Data excerpt:
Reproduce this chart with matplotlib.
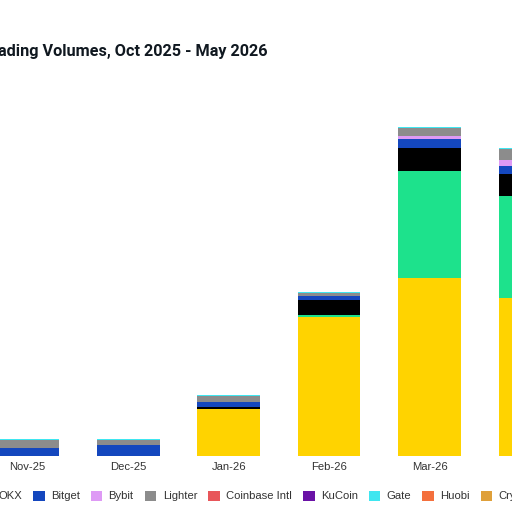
import matplotlib
matplotlib.use("Agg")
import matplotlib.pyplot as plt
from matplotlib.patches import Patch
import numpy as np

plt.rcParams['font.family'] = ['Liberation Sans', 'DejaVu Sans']

# monthly volumes (arbitrary units)
months = ['Nov-25', 'Dec-25', 'Jan-26', 'Feb-26', 'Mar-26', 'Apr-26']
venues = ['Binance', 'Hyperliquid', 'OKX', 'Bitget', 'Bybit', 'Lighter',
          'Coinbase Intl', 'KuCoin', 'Gate', 'Huobi', 'Crypto.com']
colors = ['#FFD300', '#1DE28C', '#000000', '#1447BE', '#DE9AF5', '#8C8C8C',
          '#E8565A', '#6A12A6', '#3FE6F0', '#F4703D', '#DFA03A']

binance = [0, 0, 4.7, 13.9, 17.8, 15.8]
hyperliquid = [0, 0, 0.05, 0.25, 10.7, 10.2]
okx = [0, 0, 0.2, 1.5, 2.3, 2.2]
bitget = [0.8, 1.1, 0.5, 0.4, 0.9, 0.8]
bybit = [0, 0, 0, 0, 0.26, 0.57]
lighter = [0.77, 0.54, 0.6, 0.3, 0.84, 1.17]
coinbase = [0, 0, 0, 0, 0, 0]
kucoin = [0, 0, 0, 0, 0, 0]
gate = [0.17, 0.1, 0.07, 0.08, 0.1, 0.05]
huobi = [0, 0, 0, 0, 0, 0]
cryptocom = [0, 0, 0, 0, 0, 0]

series = [binance, hyperliquid, okx, bitget, bybit, lighter,
          coinbase, kucoin, gate, huobi, cryptocom]

fig = plt.figure(figsize=(5.12, 5.12), dpi=100)
ax = fig.add_axes([0, 56 / 512, 1, 456 / 512])

x = np.arange(len(months))
bottom = np.zeros(len(months))
for vals, c, name in zip(series, colors, venues):
    ax.bar(x, vals, bottom=bottom, width=0.623, color=c, linewidth=0, label=name)
    bottom += np.array(vals)

ax.set_yticks([])
ax.set_xticks(x)
ax.set_xticklabels(months, fontsize=8.1, color='#333333')
ax.tick_params(axis='x', length=0, pad=4)
ax.set_xlim(-0.2756, 4.819)
ax.set_ylim(0, 45.6)
for s in ax.spines.values():
    s.set_visible(False)

title_kw = dict(fontweight='bold', family=['Roboto', 'DejaVu Sans'])
title = fig.text(268 / 512, (512 - 56) / 512, 'Trading Volumes, Oct 2025 - May 2026',
                 ha='right', va='baseline', fontsize=13.3, color='#101820', **title_kw)

handles = [Patch(facecolor=c, edgecolor='none') for c in colors]
leg = fig.legend(handles, venues, ncol=len(venues), loc='center left',
                 bbox_to_anchor=(0, 16 / 512), frameon=False, fontsize=8.1,
                 handlelength=1.05, handleheight=1.0, handletextpad=0.55,
                 columnspacing=0.97, borderpad=0, borderaxespad=0)
for t in leg.get_texts():
    t.set_color('#333333')

# fit title width and shift legend so the visible parts line up
fig.canvas.draw()
probe = fig.text(0, 0, 'ading Volumes, Oct 2025 - May 2026', fontsize=13.3, **title_kw)
w = probe.get_window_extent().width
probe.remove()
title.set_fontsize(13.3 * 272 / w)

bb = leg.get_texts()[3].get_window_extent()
leg.set_bbox_to_anchor(((50.7 - bb.x0) / 512, 16 / 512), transform=fig.transFigure)

fig.savefig('out.png', dpi=100)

What needs to be done: Print out the material word for word, omitting the pictures.

Result of this task:
Reproduce this chart with matplotlib.
import matplotlib
matplotlib.use("Agg")
import matplotlib.pyplot as plt
from matplotlib.patches import Patch
import numpy as np

plt.rcParams['font.family'] = ['Liberation Sans', 'DejaVu Sans']

# monthly volumes (arbitrary units)
months = ['Nov-25', 'Dec-25', 'Jan-26', 'Feb-26', 'Mar-26', 'Apr-26']
venues = ['Binance', 'Hyperliquid', 'OKX', 'Bitget', 'Bybit', 'Lighter',
          'Coinbase Intl', 'KuCoin', 'Gate', 'Huobi', 'Crypto.com']
colors = ['#FFD300', '#1DE28C', '#000000', '#1447BE', '#DE9AF5', '#8C8C8C',
          '#E8565A', '#6A12A6', '#3FE6F0', '#F4703D', '#DFA03A']

binance = [0, 0, 4.7, 13.9, 17.8, 15.8]
hyperliquid = [0, 0, 0.05, 0.25, 10.7, 10.2]
okx = [0, 0, 0.2, 1.5, 2.3, 2.2]
bitget = [0.8, 1.1, 0.5, 0.4, 0.9, 0.8]
bybit = [0, 0, 0, 0, 0.26, 0.57]
lighter = [0.77, 0.54, 0.6, 0.3, 0.84, 1.17]
coinbase = [0, 0, 0, 0, 0, 0]
kucoin = [0, 0, 0, 0, 0, 0]
gate = [0.17, 0.1, 0.07, 0.08, 0.1, 0.05]
huobi = [0, 0, 0, 0, 0, 0]
cryptocom = [0, 0, 0, 0, 0, 0]

series = [binance, hyperliquid, okx, bitget, bybit, lighter,
          coinbase, kucoin, gate, huobi, cryptocom]

fig = plt.figure(figsize=(5.12, 5.12), dpi=100)
ax = fig.add_axes([0, 56 / 512, 1, 456 / 512])

x = np.arange(len(months))
bottom = np.zeros(len(months))
for vals, c, name in zip(series, colors, venues):
    ax.bar(x, vals, bottom=bottom, width=0.623, color=c, linewidth=0, label=name)
    bottom += np.array(vals)

ax.set_yticks([])
ax.set_xticks(x)
ax.set_xticklabels(months, fontsize=8.1, color='#333333')
ax.tick_params(axis='x', length=0, pad=4)
ax.set_xlim(-0.2756, 4.819)
ax.set_ylim(0, 45.6)
for s in ax.spines.values():
    s.set_visible(False)

title_kw = dict(fontweight='bold', family=['Roboto', 'DejaVu Sans'])
title = fig.text(268 / 512, (512 - 56) / 512, 'Trading Volumes, Oct 2025 - May 2026',
                 ha='right', va='baseline', fontsize=13.3, color='#101820', **title_kw)

handles = [Patch(facecolor=c, edgecolor='none') for c in colors]
leg = fig.legend(handles, venues, ncol=len(venues), loc='center left',
                 bbox_to_anchor=(0, 16 / 512), frameon=False, fontsize=8.1,
                 handlelength=1.05, handleheight=1.0, handletextpad=0.55,
                 columnspacing=0.97, borderpad=0, borderaxespad=0)
for t in leg.get_texts():
    t.set_color('#333333')

# fit title width and shift legend so the visible parts line up
fig.canvas.draw()
probe = fig.text(0, 0, 'ading Volumes, Oct 2025 - May 2026', fontsize=13.3, **title_kw)
w = probe.get_window_extent().width
probe.remove()
title.set_fontsize(13.3 * 272 / w)

bb = leg.get_texts()[3].get_window_extent()
leg.set_bbox_to_anchor(((50.7 - bb.x0) / 512, 16 / 512), transform=fig.transFigure)

fig.savefig('out.png', dpi=100)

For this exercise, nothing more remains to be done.